When evaluating his course content, Nic considers whether an industry person in his classroom would understand, enjoy and appreciate the significance of what he’s teaching.

“One of the best ways to prepare people for the future is to help them understand the longer history, the longer story,” he says.

“And I think that’s really unique about our program here at UQ – those deeper threads.”

“One of the ways in which I really work on preparing students for an unknown future is to see themselves in these longer currents – not just the present moment in these longer currents, but their whole life and what they might do with their life, beyond just getting a first job.”

Associate Professor Nicholas Carah and Communication student Dianne Mai talk and write on a whiteboard

Nic believes communication graduates have the power to help people see each other and their lives as a shared endeavour.

“Our futures – the kind of cultures we build, the nature of our societies and relationships with one another, the way we live within the ecological limits of our planet – depend on our capacity to communicate with each other and act together,” he says.

“I hope my students go on to create media institutions and cultures that build a shared social world that enables our mutual flourishing.”

The value of student-academic partnerships

One of Nic’s proudest accomplishments is the student partners he’s collaborated with over the past 4-5 years, who have been instrumental in the ongoing evolution of his course.

“Students who have previously done really well in my course come along and work with me on developing the next version of the course,” he says.

“And it’s this really mutual, collaborative exchange between me and these students.
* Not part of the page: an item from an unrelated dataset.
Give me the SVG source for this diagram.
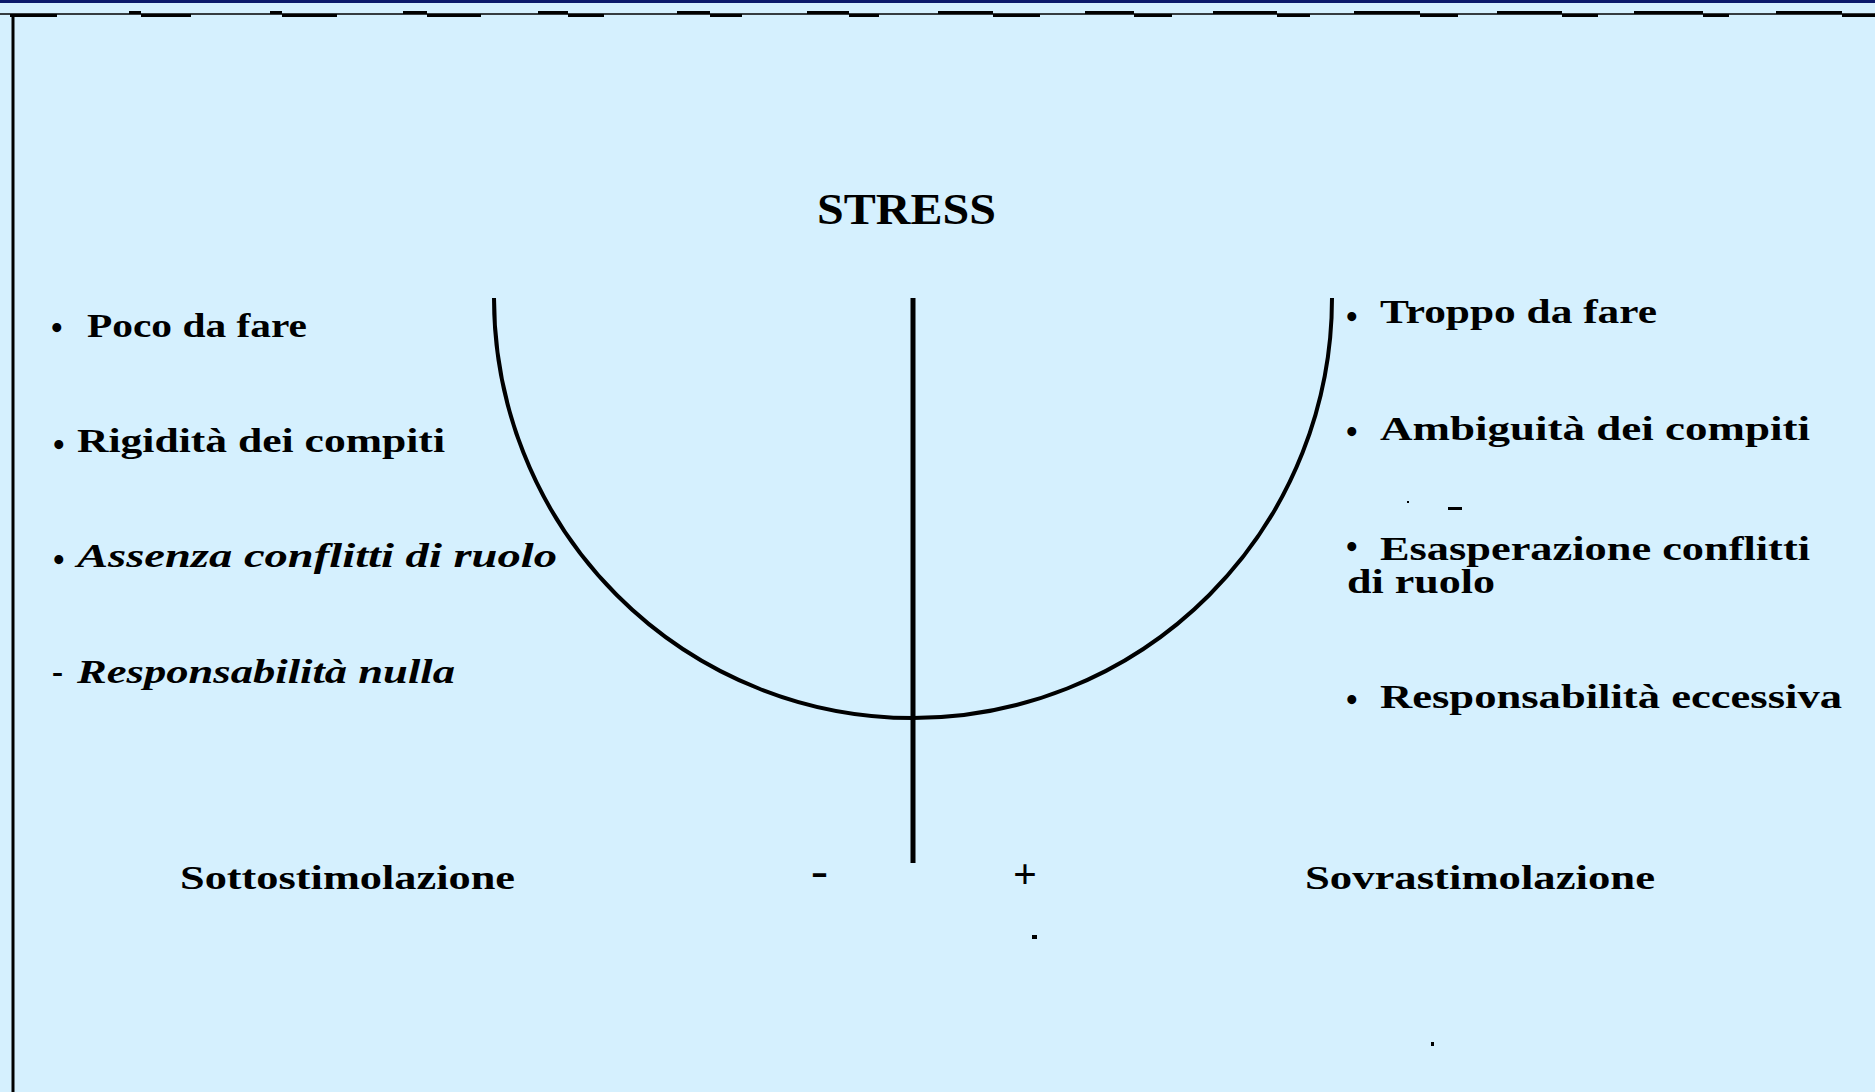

I admire arguments and ideas about how the course should be, but it was like I was really listening to the students, letting them tell their version of how the course should be.”

It’s not just Nic and his future students who benefit from this partnership. It’s also a fulfilling extracurricular activity for the students who take part.

“They tell me those kind of experiences are really transformative for them, because it was like really formally recognising their expertise, their abilities, their creativity to make interesting stuff – to contribute to the intellectual fabric of the course, to the ideas we’re engaging with,” says Nic.

Ultimately, Nic knows he’s done a good job when he can see that his students are excited to think about the world and how they can help build and improve it. Sparking a lifelong curiosity is always a success in his books.

“The world is so interesting, and it’s there to be made sense of.”